Customizing pandoc ms output with a Lua filter

This article started as a message I sent to the the pandoc-discuss Google Group. This version has more links and has been slightly reworded.

I work with ReStructuredText documents a lot and often use pandoc to format them, especially to PDF by way of pandoc's ms output format, which uses groff with the -ms macros to produce the PDF output. Using ms output is fast, groff is usually available on the operating systems I use, and if you do have to install groff it is easy to do and much, much smaller than any TeX distributions.

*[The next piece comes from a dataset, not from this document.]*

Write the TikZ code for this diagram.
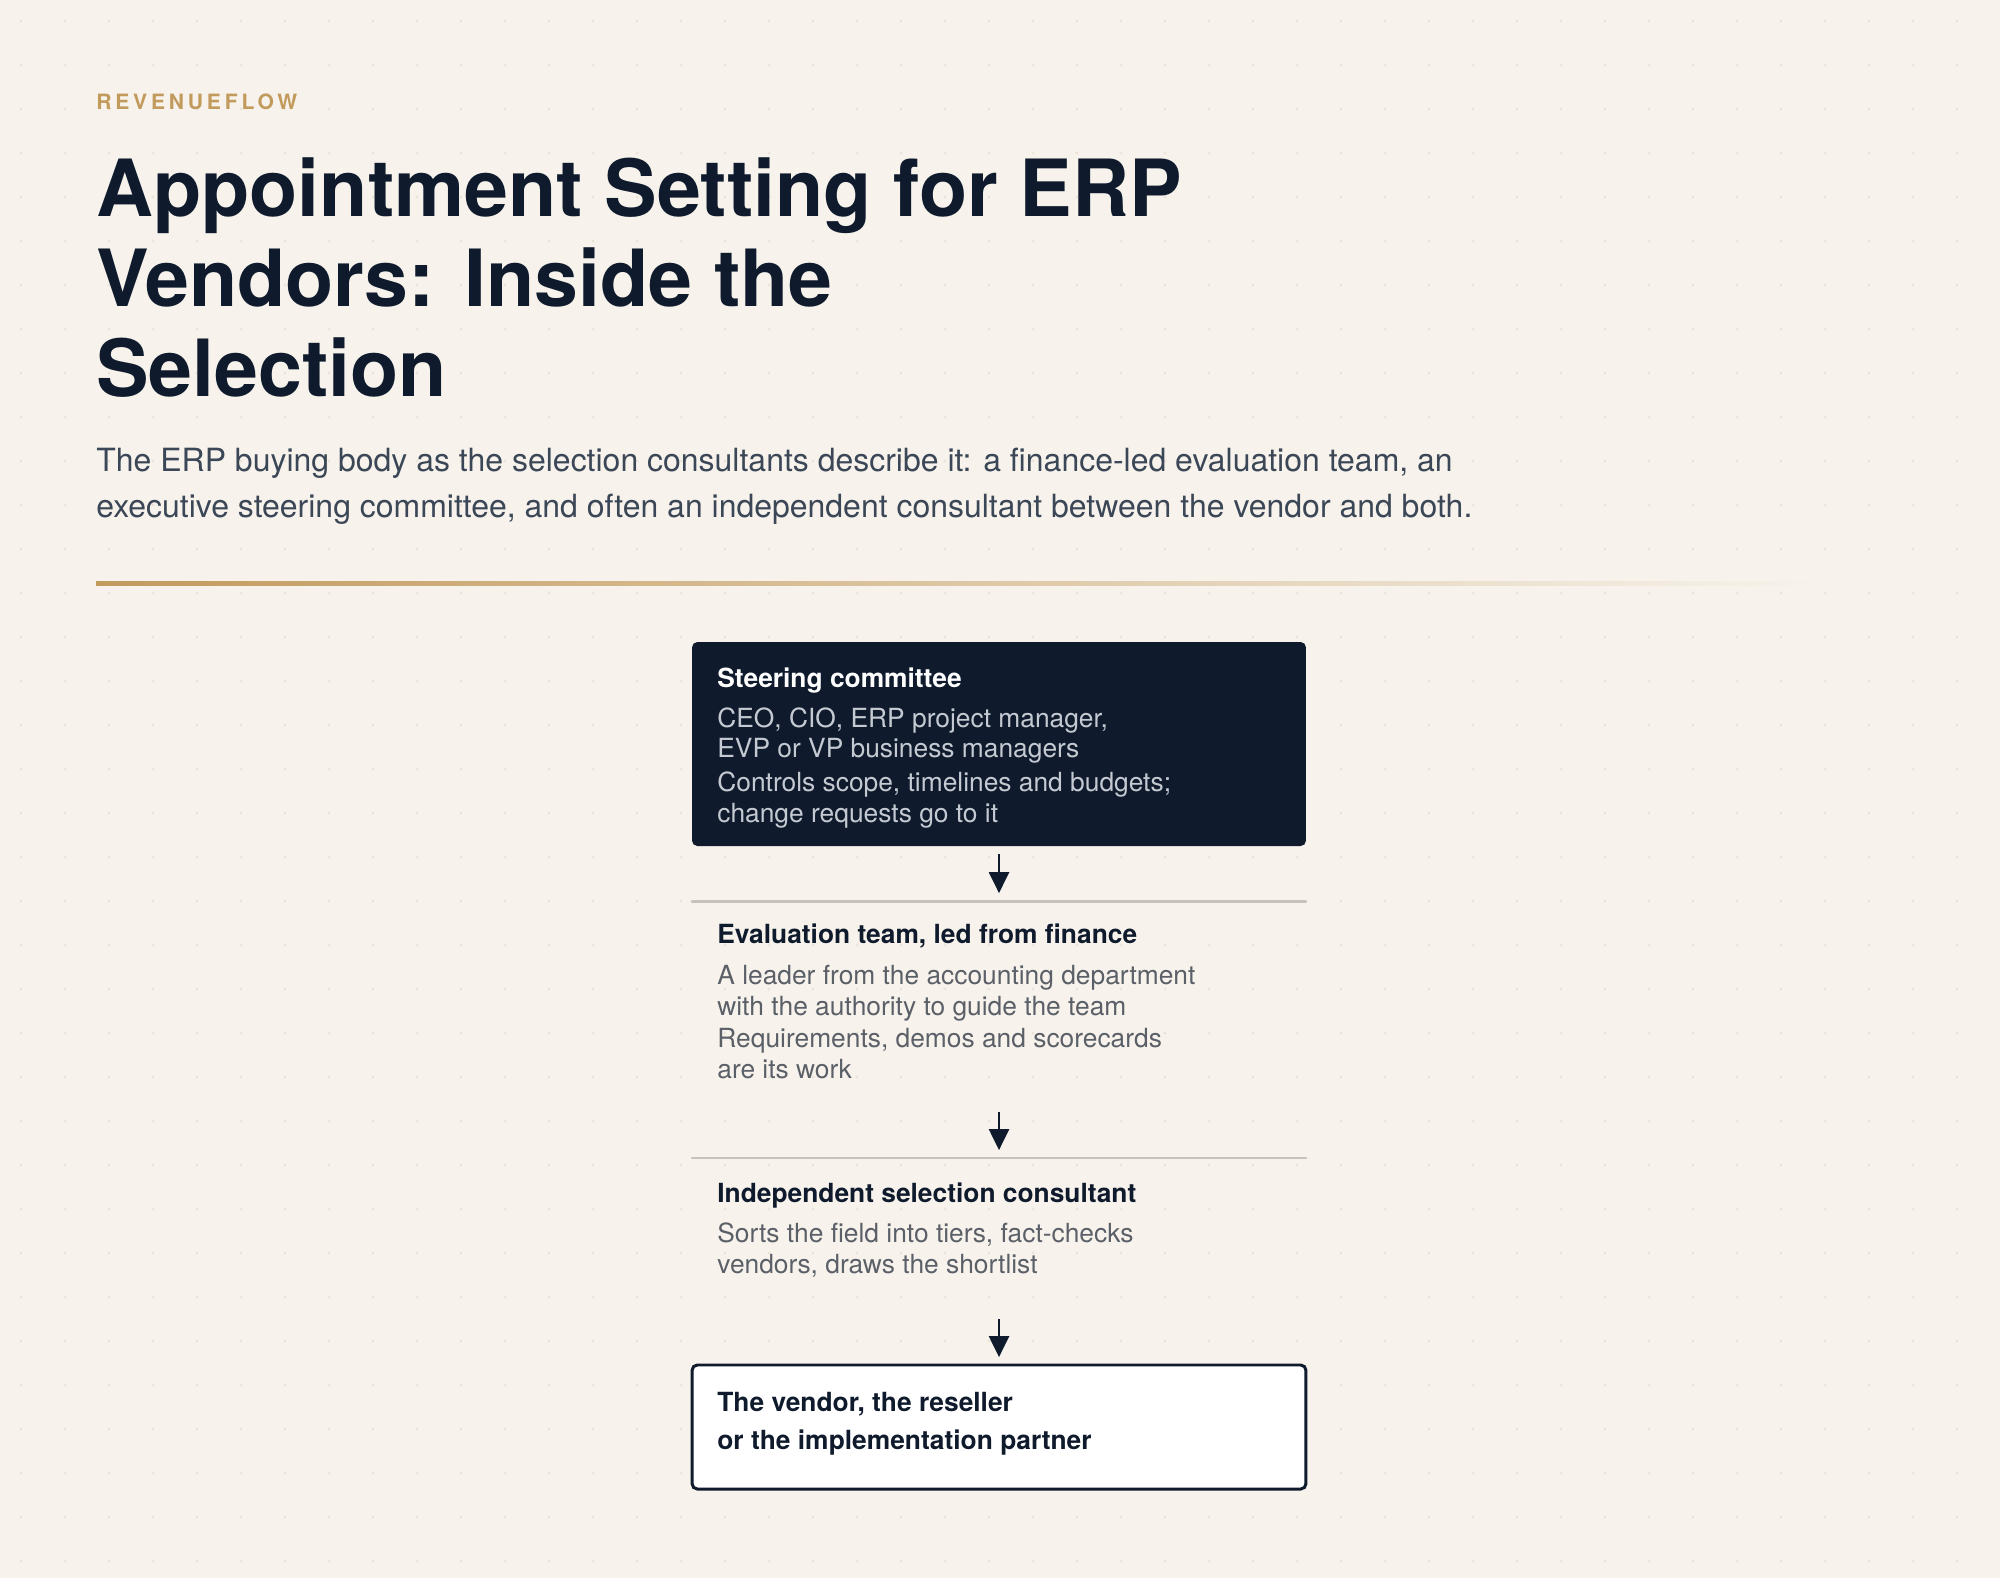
\documentclass[tikz,border=0pt]{standalone}
\usepackage{fontspec}
\setmainfont{TeX Gyre Heros}
\newfontfamily\brandfont[LetterSpace=18]{TeX Gyre Heros}
\usetikzlibrary{arrows.meta,positioning}

\definecolor{paper}{HTML}{F7F3EC}
\definecolor{dotc}{HTML}{EAE4D9}
\definecolor{navy}{HTML}{0F1B2D}
\definecolor{gold}{HTML}{C29A5C}
\definecolor{slate}{HTML}{3B4757}
\definecolor{mist}{HTML}{C5CAD2}
\definecolor{greytext}{HTML}{5B6068}
\definecolor{rulec}{HTML}{C6C3BA}

\begin{document}
\begin{tikzpicture}[x=0.02cm, y=-0.02cm]
    \tikzstyle{flow}=[draw=navy, line width=1.1pt, -{Triangle[length=12pt,width=11.5pt]}, shorten <=4.5pt, shorten >=4.5pt]
    \tikzstyle{section}=[minimum width=349.4pt, inner sep=0pt, outer sep=0pt]
    \tikzstyle{rule}=[draw=rulec, line width=1.7pt, line cap=round]
    \tikzstyle{head}=[anchor=base west, inner sep=0pt, text=navy, font=\bfseries\fontsize{15}{18}\selectfont]
    \tikzstyle{body}=[anchor=base west, inner sep=0pt, text=greytext, font=\fontsize{15}{18}\selectfont]
    \tikzstyle{title}=[anchor=base west, inner sep=0pt, text=navy, font=\bfseries\fontsize{44.9}{50}\selectfont]
    \tikzstyle{lead}=[anchor=base west, inner sep=0pt, text=slate, font=\fontsize{18.2}{22}\selectfont]

    % page
    \useasboundingbox (0,0) rectangle (2000,1578);
    \fill[paper] (0,0) rectangle (2000,1578);
    \foreach \x in {0,...,45} {
        \foreach \y in {0,...,35} {
            \fill[dotc] (21+44*\x, 21+44*\y) circle (0.9pt);
        }
    }

    % header
    \node[anchor=base west, inner sep=0pt, text=gold, font=\brandfont\bfseries\fontsize{12}{14}\selectfont] (brand) at (96,110) {REVENUEFLOW};
    \foreach \t/\y [count=\i] in {Appointment Setting for ERP/216, Vendors: Inside the/306, Selection/396} {
        \node[title] (title\i) at (96,\y) {\t};
    }
    \node[lead] (lead1) at (96,471.5) {The ERP buying body as the selection consultants describe it: a finance-led evaluation team, an};
    \node[lead] (lead2) at (96,517) {executive steering committee, and often an independent consultant between the vendor and both.};
    \shade[left color=gold, right color=paper] (96,581.5) rectangle (1830,585.5);

    % steering committee
    \node[section, fill=navy, rounded corners=3pt, minimum height=116.1pt] (steer) at (999,744) {};
    \node[head, text=white] (steerhead) at (717,687) {Steering committee};
    \foreach \t/\y in {{CEO, CIO, ERP project manager,}/727, EVP or VP business managers/757.5, {Controls scope, timelines and budgets;}/791, change requests go to it/822} {
        \node[body, text=mist] at (717,\y) {\t};
    }

    % evaluation team
    \node[section, minimum height=115.5pt] (evalu) at (999,1002.5) {};
    \draw[rule] (evalu.north west) -- (evalu.north east);
    \node[head] (evaluhead) at (717,943) {Evaluation team, led from finance};
    \foreach \t/\y in {A leader from the accounting department/984, with the authority to guide the team/1015, {Requirements, demos and scorecards}/1047.5, are its work/1078} {
        \node[body] at (717,\y) {\t};
    }

    % consultant
    \node[section, minimum height=87.1pt] (consult) at (999,1234.5) {};
    \draw[rule] (consult.north west) -- (consult.north east);
    \node[head] (consulthead) at (717,1202) {Independent selection consultant};
    \node[body] at (717,1242) {Sorts the field into tiers, fact-checks};
    \node[body] at (717,1273) {vendors, draws the shortlist};

    % vendor
    \node[section, fill=white, draw=navy, line width=1.7pt, rounded corners=3pt, minimum height=70.6pt] (vendor) at (999,1427) {};
    \node[head] (vendorline1) at (717,1411) {The vendor, the reseller};
    \node[head] (vendorline2) at (717,1449) {or the implementation partner};

    \draw[flow] (steer.south) -- (evalu.north);
    \draw[flow] (evalu.south) -- (consult.north);
    \draw[flow] (consult.south) -- (vendor.north);

\end{tikzpicture}
\end{document}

However, it would be a nice to be able to customize the ms output more for specific input, like if you are using technical writing and are pining for something like the various inline roles of DocBook, or wanted poems to be typeset more stylishly that the ms output does.

You should probably be a little familiar with the Pandoc User Manual and have the documentation for Lua Filter's available for reference while reading this article. And having a reading familiarity with groff and its manual and specifically the -ms macros will be useful too. And maybe Lua as well.

Starting with an article from Dave Jarvis that had an example Lua filter for customizing the ConTeXt output and a little help from the pandoc-discuss mailing list I came up with this example Lua Filter that formats program names and poems specially.

This filter wraps spans with a class, such as from interpreted text roles defined in the source ReST (like :program:`pandoc`) in calls to user defined groff strings \*[start<class>] and \*[stop<class>]. (I've specified the string definitions for \*[startprogram] and \*[stopprogram] in the source ReST as a raw block for ms output but they could be in a customized ms pandoc template, too.) These strings can include groff escapes to change the font and the glyph color and then change back to the previous font and glyph color. In this example I made PDF output for the interpreted text role program come out in a constant width font and in red.

It also wraps divs with classes with calls to user defined groff macros .start<class> and .stop<class> (also included in the source ReST in the raw block for ms output).

For divs with the poem class, it converts any contained LineBlock elements into a list of Plain elements containing its contents, avoiding the ms output for the LineBlock starting with .LP, which would cancel the .DS (display start) macro I want to use in the .startpoem macro definition. The .LP would also reset the font family in use to the default, another reason to avoid it. [1]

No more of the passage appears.